Note: Before reading the following arguments, please understand that they are not what I believe. On Wednesdays, I deliberately argue for wrong ideas, challenging my listeners to call and defend the obvious right answer, which is usually far harder than one would expect. This is a summary of what Wacky Andrew will be arguing, not a representation of what real Andrew believes.
~It creates jobs cleaning it up.
~It’s artistic.
~People have been painting walls as early as the cave dwellers.
~The urge to leave your mark on the world is an indicator of the creator image instilled in us.
~We all want to create a sense of permanence, so we carve our initials into trees or draw them on school desks.
~As yourself this question: Why is this urge so universal?
~Sometimes the only reading material you have in a restroom is graffiti.
~Political and social commentary are often the content of graffiti
~It’s democratic.

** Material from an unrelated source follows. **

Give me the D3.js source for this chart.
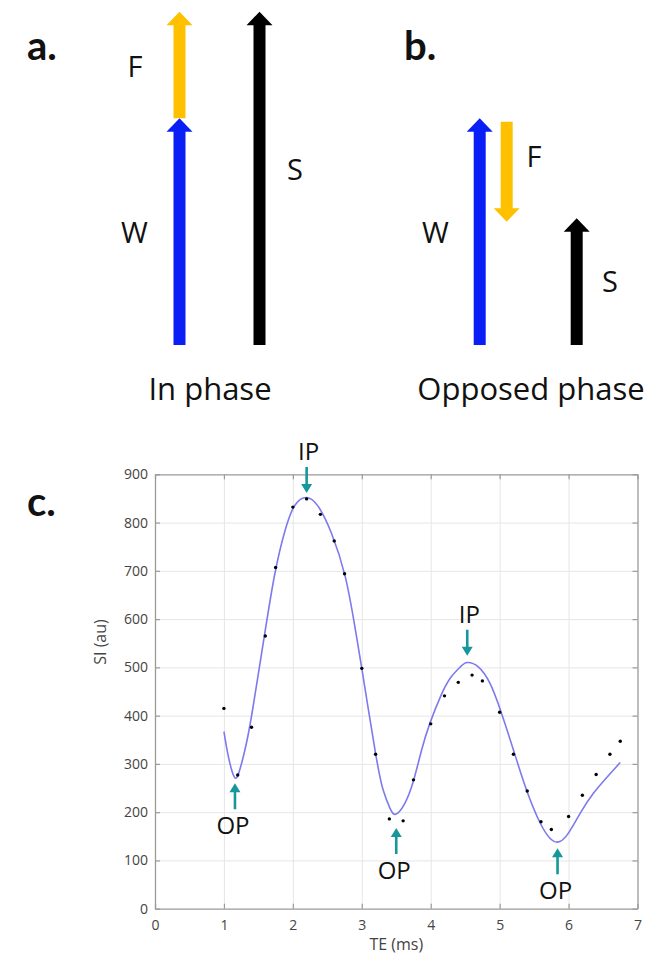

Even the poorest of people (who own no property, billboards, or printing presses) can express their ideas publicly this way.
~Some ideas are more important than the destruction (defacing) of property
~This is the only way for the young and the poor, who are systematically marginalized from social discourse because of their lack of economic power, to be heard.
~Most of the surfaces which receive graffiti were extremely ugly to begin with. Only a fascist would prefer a stark gray aqueduct to one with artwork on it.
Links:
In defense of graffiti (Fullerton)
A celebration of graffiti (WSJ)
In defense of graffiti and teen angst (Blog)
In defense of graffiti activity (English class blog)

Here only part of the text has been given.